Here's a clip from our visit to Yellowstone National Park, illustrating tourists' obsession and fascination with a certain furry, but dangerous animal:
To demonstrate just how easy video-editing can now be, my 10-year-old son Alex helped edit this (admittedly amateurish) clip on the Cody, Wyoming rodeo, with an excerpt from the goofy music, "Cotton-Eyed Joe."

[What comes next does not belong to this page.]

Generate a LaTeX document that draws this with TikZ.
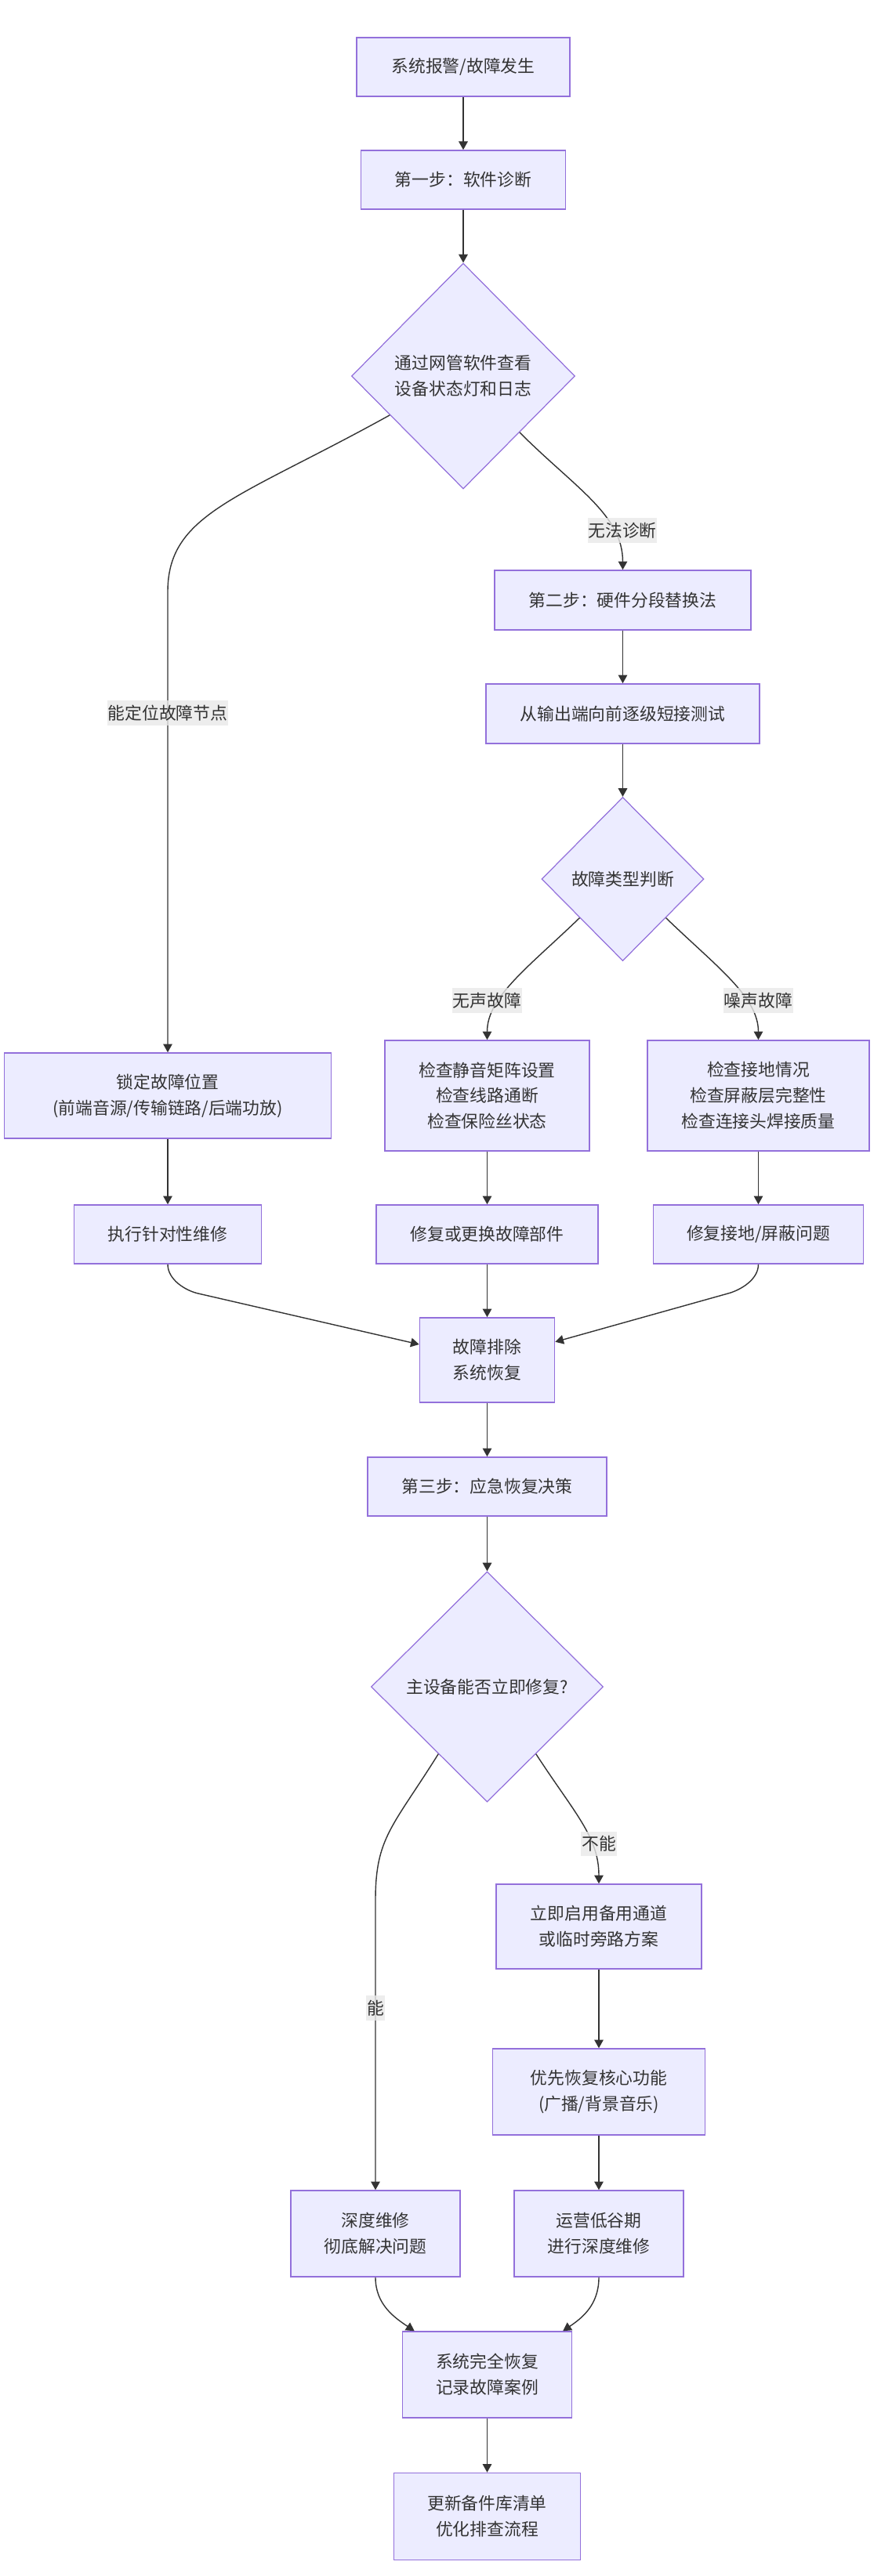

OK, when looking at the blurry camera angles, remember that the camera is cheap and fits in your pocket, and this was a spontaneous moment. With the proliferation of online video, and the huge popularity of YouTube.com, we're seeing a blurring of the lines between amateur and professionall quality video. Sometimes, blurry imagery and shaky camera angles from average people are considered to be more "authentic" than too-slick, canned, predictable, corporate and mainstream media videos. An amateur video by a vacationer, for example, may be more compelling than a professional marketing video.
Here's our amateur video on the Blackfoot Indian Village.
And here's a brief clip on our whitewater rafting adventure.
Maybe Alex will share these videos with his fifth-grade classmates as a new way of producing the usually obligatory report, "What I Did On My Summer Vacation."
Not to get carried away with "the cult of the amateur," there's still a lot to be said for professionally-produced videos that place a premium on professsional-quality equipment, good lighting, good angles, and message development.